• [What is needed]:
Nothing should be output except the lines from the one containing "Write a Python" through the one containing "import plotly.graph_objects as go", both ends included, each repeated exactly.

• [Raw records]:
• • •

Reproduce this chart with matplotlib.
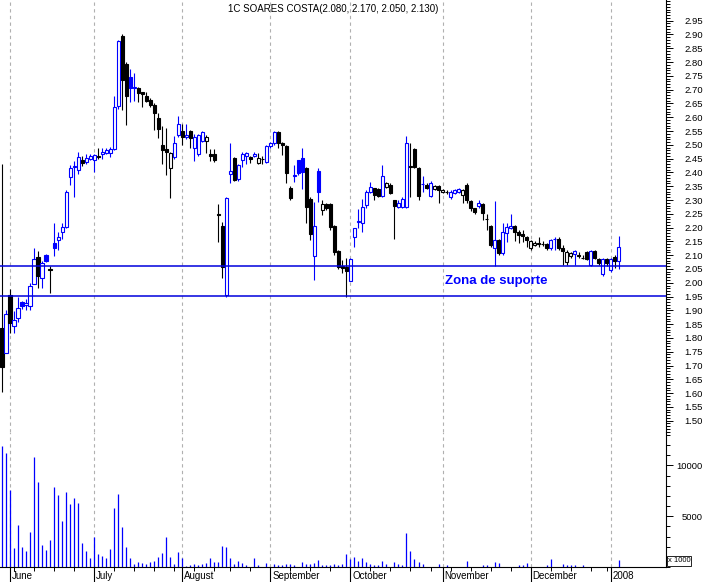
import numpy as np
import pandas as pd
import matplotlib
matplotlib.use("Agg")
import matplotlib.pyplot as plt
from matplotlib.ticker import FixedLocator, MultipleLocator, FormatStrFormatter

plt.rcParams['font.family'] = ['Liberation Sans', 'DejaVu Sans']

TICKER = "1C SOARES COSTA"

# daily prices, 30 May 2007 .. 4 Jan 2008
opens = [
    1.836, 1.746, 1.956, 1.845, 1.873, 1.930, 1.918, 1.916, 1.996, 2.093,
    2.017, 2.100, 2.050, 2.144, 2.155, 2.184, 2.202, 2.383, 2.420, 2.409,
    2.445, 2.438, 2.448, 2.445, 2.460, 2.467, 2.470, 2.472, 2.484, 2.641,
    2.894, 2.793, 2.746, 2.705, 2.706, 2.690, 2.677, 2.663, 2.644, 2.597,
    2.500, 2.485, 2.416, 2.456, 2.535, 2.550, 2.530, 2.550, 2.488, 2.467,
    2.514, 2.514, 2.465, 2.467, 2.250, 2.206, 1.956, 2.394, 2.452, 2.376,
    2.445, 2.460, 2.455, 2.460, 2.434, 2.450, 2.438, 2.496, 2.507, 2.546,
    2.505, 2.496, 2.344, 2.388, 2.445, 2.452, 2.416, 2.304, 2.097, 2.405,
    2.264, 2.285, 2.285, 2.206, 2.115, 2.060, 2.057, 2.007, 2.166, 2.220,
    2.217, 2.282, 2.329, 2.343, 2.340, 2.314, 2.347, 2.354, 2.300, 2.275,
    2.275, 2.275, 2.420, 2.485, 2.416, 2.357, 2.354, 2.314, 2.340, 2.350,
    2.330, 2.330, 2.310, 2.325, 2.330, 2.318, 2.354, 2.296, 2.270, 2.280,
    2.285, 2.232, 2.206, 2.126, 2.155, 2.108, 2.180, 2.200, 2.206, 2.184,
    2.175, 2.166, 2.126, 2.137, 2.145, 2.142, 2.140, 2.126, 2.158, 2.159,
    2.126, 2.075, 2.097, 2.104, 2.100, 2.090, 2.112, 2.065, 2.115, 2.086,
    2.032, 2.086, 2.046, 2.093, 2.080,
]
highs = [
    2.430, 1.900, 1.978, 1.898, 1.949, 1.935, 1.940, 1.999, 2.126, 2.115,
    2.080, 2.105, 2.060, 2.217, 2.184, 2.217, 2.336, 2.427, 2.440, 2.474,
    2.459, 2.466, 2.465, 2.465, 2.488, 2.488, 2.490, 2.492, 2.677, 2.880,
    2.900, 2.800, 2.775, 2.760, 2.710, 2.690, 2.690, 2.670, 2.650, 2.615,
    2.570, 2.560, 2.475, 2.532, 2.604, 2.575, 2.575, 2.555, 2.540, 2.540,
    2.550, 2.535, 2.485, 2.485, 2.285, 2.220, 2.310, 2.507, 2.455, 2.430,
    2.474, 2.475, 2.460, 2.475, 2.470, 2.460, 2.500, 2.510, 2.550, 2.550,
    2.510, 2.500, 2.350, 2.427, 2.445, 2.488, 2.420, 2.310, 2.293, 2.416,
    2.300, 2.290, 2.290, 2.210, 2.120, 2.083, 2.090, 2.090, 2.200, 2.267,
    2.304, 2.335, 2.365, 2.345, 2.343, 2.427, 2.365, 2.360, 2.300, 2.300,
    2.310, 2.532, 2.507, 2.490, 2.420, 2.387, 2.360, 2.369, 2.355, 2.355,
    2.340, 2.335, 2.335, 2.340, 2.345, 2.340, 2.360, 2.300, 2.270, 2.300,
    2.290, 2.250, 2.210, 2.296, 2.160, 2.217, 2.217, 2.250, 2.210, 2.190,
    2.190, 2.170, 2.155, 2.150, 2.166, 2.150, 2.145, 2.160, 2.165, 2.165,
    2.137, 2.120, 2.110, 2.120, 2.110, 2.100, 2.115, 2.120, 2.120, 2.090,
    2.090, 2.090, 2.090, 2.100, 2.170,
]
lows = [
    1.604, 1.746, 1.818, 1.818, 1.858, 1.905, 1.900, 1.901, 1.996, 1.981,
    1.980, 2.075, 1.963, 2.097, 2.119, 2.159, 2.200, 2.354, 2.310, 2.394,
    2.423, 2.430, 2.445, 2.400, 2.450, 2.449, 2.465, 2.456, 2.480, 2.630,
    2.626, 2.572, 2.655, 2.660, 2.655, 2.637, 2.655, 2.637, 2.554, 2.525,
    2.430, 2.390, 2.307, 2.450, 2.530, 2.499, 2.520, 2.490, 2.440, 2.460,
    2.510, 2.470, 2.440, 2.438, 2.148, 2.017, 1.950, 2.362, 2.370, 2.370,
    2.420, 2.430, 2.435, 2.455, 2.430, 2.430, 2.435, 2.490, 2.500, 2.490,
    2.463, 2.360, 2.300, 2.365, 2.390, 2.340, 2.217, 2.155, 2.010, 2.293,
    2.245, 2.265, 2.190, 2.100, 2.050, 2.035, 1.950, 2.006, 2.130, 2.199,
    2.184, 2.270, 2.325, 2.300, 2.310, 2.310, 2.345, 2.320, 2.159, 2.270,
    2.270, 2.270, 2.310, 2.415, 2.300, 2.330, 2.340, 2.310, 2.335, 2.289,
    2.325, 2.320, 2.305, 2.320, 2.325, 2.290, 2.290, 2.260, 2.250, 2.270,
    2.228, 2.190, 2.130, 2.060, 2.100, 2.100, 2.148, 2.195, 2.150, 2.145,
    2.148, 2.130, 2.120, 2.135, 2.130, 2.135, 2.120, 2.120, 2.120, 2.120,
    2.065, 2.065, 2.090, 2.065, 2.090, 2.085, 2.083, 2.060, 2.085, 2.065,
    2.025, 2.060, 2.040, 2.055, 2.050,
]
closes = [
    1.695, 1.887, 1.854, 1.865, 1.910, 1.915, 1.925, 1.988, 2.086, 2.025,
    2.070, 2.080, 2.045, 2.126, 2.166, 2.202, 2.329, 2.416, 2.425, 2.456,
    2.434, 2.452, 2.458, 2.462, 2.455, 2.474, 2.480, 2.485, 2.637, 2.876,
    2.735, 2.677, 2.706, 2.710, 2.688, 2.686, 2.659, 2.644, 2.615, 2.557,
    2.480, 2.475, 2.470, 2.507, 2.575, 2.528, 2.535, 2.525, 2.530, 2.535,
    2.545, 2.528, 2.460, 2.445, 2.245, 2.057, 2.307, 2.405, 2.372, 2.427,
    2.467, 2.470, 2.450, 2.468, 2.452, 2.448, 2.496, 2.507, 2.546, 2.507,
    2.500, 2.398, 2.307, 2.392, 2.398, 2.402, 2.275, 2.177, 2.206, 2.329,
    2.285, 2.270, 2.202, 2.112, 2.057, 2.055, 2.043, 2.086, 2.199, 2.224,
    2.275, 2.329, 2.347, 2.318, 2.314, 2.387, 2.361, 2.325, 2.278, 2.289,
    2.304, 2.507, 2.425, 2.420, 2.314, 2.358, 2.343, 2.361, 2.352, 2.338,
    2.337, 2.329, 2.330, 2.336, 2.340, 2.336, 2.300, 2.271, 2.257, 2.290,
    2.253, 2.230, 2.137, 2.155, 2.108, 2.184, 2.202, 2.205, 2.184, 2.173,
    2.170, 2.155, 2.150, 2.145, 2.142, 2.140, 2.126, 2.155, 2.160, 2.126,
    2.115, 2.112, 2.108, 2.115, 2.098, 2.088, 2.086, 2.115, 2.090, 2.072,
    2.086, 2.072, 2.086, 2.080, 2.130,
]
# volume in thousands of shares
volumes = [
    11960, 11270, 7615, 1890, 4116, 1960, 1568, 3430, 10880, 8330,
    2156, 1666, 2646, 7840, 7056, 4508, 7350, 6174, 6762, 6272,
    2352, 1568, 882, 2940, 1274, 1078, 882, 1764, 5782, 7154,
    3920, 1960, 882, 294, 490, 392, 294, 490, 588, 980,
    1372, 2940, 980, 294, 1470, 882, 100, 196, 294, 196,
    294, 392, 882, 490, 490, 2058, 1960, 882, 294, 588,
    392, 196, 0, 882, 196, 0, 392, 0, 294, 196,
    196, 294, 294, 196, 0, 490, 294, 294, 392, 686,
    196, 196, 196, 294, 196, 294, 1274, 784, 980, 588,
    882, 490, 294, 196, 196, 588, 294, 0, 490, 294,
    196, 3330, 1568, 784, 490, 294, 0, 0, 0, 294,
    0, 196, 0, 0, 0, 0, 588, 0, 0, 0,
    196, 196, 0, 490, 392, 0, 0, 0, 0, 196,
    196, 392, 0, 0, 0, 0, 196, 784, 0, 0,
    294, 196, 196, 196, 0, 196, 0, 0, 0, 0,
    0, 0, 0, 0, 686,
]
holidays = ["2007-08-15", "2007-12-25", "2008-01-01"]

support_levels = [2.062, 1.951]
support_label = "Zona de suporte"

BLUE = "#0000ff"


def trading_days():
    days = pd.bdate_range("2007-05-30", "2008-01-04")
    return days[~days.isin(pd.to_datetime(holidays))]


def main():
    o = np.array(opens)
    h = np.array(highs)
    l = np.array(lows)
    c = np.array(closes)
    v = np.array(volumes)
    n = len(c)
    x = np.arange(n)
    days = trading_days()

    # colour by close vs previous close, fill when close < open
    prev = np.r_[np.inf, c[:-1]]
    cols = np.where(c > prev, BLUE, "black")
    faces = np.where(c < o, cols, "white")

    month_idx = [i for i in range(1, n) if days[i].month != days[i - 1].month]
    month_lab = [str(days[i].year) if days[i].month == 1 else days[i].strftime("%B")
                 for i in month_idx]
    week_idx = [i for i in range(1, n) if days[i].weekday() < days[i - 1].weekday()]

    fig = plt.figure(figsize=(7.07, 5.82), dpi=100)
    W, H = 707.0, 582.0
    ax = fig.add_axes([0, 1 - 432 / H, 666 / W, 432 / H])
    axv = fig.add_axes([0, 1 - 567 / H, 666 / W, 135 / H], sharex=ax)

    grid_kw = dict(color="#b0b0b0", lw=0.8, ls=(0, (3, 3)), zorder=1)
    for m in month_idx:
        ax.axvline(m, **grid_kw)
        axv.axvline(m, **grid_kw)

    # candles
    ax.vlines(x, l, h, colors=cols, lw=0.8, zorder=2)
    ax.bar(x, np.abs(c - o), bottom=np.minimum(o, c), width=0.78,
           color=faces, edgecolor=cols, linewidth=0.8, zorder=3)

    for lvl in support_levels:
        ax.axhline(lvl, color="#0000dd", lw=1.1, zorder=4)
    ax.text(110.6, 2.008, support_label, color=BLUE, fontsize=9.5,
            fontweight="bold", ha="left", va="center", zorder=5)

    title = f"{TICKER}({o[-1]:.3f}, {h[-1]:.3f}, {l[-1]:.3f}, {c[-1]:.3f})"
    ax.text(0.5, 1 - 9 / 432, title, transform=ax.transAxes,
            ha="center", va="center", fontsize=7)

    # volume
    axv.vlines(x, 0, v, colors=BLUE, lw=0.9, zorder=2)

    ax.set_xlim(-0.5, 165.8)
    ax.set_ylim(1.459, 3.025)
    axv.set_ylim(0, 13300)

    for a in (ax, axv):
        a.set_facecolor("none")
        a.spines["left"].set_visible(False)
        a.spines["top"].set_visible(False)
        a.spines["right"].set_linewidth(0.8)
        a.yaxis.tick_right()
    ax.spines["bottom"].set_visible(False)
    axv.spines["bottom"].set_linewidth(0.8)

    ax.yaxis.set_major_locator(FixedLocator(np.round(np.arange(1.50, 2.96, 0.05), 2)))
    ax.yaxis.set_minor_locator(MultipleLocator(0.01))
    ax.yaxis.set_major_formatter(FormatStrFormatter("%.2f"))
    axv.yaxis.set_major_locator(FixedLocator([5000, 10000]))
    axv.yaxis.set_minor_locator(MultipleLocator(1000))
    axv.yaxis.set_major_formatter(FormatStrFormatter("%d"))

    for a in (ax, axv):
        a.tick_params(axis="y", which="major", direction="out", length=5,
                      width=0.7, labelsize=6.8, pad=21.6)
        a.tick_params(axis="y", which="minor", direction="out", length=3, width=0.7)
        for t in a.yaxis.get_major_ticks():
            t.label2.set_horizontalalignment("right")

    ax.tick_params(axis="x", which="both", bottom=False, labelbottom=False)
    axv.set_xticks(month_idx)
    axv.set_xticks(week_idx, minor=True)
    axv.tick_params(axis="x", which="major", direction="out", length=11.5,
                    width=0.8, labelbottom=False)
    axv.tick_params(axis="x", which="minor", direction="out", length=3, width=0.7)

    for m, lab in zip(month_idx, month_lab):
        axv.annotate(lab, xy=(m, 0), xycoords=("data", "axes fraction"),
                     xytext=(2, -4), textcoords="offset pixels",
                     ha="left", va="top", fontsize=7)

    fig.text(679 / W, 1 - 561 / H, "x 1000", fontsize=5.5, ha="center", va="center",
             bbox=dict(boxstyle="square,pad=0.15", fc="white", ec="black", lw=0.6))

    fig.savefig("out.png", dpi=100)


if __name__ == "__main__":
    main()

• • •

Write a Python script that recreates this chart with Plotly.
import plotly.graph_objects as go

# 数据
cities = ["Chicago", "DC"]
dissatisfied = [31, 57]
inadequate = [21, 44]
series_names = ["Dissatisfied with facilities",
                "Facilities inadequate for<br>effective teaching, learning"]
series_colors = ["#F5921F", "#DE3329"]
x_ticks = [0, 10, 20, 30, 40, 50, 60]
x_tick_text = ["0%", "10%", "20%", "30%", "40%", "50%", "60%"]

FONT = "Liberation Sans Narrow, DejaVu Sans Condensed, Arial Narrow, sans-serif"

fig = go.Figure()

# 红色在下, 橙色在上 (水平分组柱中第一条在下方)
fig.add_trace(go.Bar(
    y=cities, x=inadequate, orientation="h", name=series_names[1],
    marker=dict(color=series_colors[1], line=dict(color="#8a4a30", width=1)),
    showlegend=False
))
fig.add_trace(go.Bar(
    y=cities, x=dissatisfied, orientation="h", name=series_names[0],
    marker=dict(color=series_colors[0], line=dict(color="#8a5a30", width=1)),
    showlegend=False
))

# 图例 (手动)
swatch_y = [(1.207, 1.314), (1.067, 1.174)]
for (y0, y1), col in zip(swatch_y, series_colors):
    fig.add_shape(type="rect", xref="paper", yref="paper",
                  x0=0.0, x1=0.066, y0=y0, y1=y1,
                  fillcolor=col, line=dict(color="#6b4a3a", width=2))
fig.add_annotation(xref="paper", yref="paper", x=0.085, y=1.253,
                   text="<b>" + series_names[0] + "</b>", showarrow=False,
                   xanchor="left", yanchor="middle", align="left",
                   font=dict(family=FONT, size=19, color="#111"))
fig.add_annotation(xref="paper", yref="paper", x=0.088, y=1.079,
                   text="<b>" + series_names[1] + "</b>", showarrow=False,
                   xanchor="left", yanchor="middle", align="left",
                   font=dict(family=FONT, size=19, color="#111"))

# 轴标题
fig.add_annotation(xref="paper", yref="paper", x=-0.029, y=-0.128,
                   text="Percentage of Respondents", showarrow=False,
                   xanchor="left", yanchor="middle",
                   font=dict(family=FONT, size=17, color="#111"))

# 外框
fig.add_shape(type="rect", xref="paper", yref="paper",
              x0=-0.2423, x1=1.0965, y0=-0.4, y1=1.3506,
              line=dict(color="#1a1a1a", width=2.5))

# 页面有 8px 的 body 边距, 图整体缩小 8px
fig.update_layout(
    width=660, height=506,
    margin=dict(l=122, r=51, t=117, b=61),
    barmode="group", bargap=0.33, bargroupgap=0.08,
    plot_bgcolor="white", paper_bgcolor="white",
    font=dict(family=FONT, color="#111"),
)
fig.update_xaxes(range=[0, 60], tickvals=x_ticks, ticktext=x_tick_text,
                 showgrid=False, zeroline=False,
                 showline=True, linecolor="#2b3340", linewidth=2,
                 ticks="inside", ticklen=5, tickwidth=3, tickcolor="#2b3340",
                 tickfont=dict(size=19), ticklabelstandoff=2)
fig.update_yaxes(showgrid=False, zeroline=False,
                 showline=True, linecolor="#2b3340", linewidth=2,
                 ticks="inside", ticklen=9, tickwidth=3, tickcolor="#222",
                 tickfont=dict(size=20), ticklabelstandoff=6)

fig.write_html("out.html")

• • •

• [Written response]:
Write a Python script that recreates this chart with Plotly.
import plotly.graph_objects as go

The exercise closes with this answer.